Copy all lines holding the word "this" from the entries.

- **SUPPLIED MATERIAL**
⟨

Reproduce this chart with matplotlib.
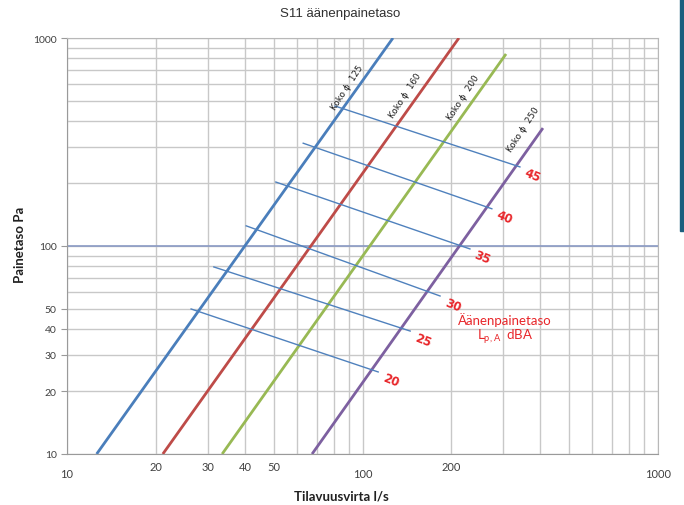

⟩
⟨

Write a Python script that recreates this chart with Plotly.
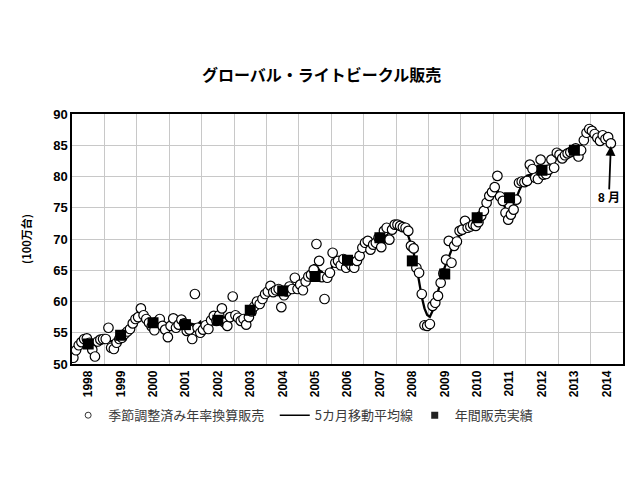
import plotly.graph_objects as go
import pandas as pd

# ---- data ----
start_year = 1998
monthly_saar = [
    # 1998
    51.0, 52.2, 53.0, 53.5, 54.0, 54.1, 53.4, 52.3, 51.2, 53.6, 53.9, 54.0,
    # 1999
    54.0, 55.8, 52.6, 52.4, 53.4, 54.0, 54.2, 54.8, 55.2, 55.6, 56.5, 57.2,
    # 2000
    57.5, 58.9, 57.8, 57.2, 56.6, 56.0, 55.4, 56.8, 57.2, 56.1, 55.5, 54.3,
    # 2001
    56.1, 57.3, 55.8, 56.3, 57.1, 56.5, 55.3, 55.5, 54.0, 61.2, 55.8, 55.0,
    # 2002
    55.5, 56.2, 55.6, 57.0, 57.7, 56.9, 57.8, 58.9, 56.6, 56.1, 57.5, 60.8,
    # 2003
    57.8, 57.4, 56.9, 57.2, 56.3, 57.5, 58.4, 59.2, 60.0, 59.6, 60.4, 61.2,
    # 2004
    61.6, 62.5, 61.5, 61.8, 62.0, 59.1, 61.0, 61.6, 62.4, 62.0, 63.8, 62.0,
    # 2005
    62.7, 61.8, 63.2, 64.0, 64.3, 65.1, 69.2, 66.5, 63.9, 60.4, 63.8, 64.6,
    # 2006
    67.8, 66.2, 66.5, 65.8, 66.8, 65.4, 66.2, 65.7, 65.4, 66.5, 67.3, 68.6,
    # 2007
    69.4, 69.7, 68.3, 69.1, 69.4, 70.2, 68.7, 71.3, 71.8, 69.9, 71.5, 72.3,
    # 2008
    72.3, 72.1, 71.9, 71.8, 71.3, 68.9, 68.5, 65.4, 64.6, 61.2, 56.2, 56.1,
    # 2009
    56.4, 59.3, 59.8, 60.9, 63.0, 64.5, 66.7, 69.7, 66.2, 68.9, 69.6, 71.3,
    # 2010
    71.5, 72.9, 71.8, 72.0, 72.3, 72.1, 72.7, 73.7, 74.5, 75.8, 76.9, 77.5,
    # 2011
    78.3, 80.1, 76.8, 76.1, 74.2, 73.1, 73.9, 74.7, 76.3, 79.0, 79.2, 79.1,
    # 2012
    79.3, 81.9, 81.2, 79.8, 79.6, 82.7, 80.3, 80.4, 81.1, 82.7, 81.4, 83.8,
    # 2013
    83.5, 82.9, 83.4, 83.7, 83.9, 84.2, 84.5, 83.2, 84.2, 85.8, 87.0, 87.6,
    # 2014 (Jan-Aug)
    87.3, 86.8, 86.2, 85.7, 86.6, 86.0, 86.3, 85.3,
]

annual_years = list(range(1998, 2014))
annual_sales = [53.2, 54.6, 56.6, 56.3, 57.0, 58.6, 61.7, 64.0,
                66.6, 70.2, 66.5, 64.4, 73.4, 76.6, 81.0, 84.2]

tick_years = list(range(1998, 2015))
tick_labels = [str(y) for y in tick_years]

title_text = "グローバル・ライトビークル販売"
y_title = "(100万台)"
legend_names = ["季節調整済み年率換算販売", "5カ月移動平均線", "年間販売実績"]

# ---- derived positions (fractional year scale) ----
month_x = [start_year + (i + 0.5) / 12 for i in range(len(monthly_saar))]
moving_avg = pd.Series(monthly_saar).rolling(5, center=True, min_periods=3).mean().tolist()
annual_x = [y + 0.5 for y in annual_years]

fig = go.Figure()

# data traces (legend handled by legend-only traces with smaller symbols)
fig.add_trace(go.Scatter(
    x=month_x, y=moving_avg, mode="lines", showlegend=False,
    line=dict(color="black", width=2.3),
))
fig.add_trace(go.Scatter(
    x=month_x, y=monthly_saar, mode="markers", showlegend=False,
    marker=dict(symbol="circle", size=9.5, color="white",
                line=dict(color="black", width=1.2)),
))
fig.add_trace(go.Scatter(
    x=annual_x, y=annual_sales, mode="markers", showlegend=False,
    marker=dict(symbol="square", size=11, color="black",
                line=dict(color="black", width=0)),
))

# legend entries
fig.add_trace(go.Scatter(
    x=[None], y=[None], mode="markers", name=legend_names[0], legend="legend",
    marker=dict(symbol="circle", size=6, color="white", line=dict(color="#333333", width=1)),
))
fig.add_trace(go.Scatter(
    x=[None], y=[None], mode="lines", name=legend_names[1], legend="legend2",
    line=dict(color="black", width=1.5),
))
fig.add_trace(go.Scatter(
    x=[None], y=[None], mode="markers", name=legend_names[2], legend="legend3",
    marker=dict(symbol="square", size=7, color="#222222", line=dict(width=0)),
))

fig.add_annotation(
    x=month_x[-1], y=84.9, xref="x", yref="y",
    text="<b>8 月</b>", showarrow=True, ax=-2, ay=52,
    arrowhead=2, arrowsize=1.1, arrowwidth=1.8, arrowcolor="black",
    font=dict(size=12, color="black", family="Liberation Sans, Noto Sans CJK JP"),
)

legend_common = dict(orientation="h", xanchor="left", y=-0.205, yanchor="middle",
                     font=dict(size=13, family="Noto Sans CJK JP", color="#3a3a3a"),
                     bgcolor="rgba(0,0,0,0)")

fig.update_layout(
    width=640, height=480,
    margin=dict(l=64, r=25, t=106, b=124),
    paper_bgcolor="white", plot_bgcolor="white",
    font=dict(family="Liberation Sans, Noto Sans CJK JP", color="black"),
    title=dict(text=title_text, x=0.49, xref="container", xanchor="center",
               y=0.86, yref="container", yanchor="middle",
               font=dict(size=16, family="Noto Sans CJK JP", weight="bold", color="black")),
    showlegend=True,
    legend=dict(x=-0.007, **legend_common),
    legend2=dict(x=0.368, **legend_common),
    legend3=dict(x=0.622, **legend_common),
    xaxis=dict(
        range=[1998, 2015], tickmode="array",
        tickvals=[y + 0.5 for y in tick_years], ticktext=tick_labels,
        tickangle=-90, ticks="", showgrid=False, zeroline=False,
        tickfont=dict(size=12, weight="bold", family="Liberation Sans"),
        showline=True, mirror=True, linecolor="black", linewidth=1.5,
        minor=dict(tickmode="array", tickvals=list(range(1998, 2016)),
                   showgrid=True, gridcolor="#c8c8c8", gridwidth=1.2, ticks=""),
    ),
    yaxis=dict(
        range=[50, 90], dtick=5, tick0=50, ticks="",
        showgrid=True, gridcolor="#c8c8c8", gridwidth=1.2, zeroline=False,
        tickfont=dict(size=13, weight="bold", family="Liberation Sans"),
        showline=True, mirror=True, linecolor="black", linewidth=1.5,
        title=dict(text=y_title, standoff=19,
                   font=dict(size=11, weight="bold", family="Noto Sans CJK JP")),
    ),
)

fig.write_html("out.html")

⟩

- **TASK SOLUTION**
Reproduce this chart with matplotlib.
Write a Python script that recreates this chart with Plotly.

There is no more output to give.